### Problem
Print, word for word, the opening line of the data below and every line after it through the line that contains "ax = fig.add_axes([112/498, 81/476, 378/498, 380/476])", but not the pictures.
━━━━━━━━━━━━━━━━
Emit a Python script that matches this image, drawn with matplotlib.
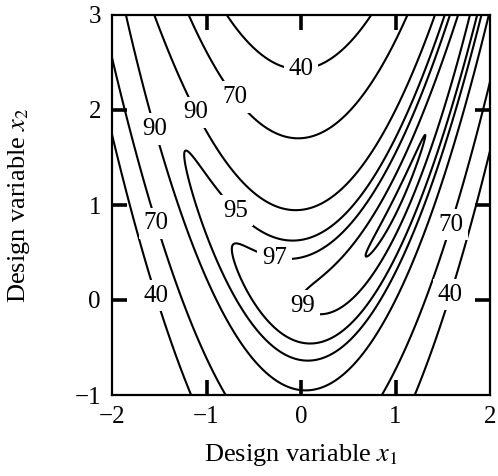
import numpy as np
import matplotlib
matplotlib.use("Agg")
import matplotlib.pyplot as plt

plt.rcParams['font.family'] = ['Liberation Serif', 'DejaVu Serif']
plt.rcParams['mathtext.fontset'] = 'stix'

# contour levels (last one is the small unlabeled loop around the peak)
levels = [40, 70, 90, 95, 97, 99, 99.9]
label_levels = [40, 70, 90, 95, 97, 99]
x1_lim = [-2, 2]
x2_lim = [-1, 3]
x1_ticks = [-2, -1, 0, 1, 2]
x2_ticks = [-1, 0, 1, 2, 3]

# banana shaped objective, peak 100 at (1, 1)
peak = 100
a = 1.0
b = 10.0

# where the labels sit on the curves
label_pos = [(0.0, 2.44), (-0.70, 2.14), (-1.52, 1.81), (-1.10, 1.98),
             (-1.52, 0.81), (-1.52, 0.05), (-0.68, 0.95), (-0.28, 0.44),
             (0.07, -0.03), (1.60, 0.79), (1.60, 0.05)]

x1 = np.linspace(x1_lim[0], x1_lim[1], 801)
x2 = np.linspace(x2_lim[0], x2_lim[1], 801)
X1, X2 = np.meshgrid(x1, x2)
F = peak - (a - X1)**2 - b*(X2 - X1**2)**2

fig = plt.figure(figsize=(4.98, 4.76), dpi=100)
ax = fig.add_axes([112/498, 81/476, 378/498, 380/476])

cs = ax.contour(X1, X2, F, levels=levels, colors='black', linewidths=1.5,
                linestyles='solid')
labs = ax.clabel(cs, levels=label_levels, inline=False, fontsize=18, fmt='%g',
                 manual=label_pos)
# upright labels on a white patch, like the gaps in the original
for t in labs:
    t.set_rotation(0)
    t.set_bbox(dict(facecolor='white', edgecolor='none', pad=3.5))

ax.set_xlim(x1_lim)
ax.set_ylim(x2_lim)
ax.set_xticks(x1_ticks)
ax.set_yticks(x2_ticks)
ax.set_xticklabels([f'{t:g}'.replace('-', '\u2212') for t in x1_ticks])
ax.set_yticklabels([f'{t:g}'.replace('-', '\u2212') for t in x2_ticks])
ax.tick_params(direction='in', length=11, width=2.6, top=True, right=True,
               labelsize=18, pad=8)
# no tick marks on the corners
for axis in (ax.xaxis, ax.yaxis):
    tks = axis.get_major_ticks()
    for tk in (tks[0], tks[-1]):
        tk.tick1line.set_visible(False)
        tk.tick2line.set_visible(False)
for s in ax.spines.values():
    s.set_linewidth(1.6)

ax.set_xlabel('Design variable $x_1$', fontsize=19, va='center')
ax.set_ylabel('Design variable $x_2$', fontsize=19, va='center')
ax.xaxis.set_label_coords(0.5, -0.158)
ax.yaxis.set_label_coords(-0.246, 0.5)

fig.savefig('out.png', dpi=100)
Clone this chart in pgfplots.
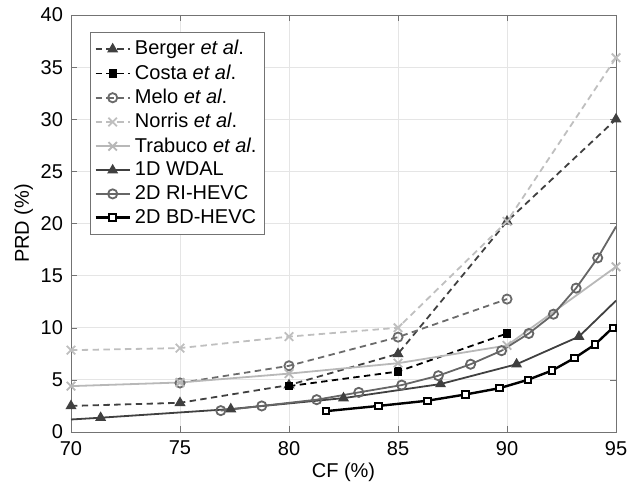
━━━━━━━━━━━━━━━━
### Solution
Emit a Python script that matches this image, drawn with matplotlib.
import numpy as np
import matplotlib
matplotlib.use("Agg")
import matplotlib.pyplot as plt

plt.rcParams['font.family'] = ['Liberation Serif', 'DejaVu Serif']
plt.rcParams['mathtext.fontset'] = 'stix'

# contour levels (last one is the small unlabeled loop around the peak)
levels = [40, 70, 90, 95, 97, 99, 99.9]
label_levels = [40, 70, 90, 95, 97, 99]
x1_lim = [-2, 2]
x2_lim = [-1, 3]
x1_ticks = [-2, -1, 0, 1, 2]
x2_ticks = [-1, 0, 1, 2, 3]

# banana shaped objective, peak 100 at (1, 1)
peak = 100
a = 1.0
b = 10.0

# where the labels sit on the curves
label_pos = [(0.0, 2.44), (-0.70, 2.14), (-1.52, 1.81), (-1.10, 1.98),
             (-1.52, 0.81), (-1.52, 0.05), (-0.68, 0.95), (-0.28, 0.44),
             (0.07, -0.03), (1.60, 0.79), (1.60, 0.05)]

x1 = np.linspace(x1_lim[0], x1_lim[1], 801)
x2 = np.linspace(x2_lim[0], x2_lim[1], 801)
X1, X2 = np.meshgrid(x1, x2)
F = peak - (a - X1)**2 - b*(X2 - X1**2)**2

fig = plt.figure(figsize=(4.98, 4.76), dpi=100)
ax = fig.add_axes([112/498, 81/476, 378/498, 380/476])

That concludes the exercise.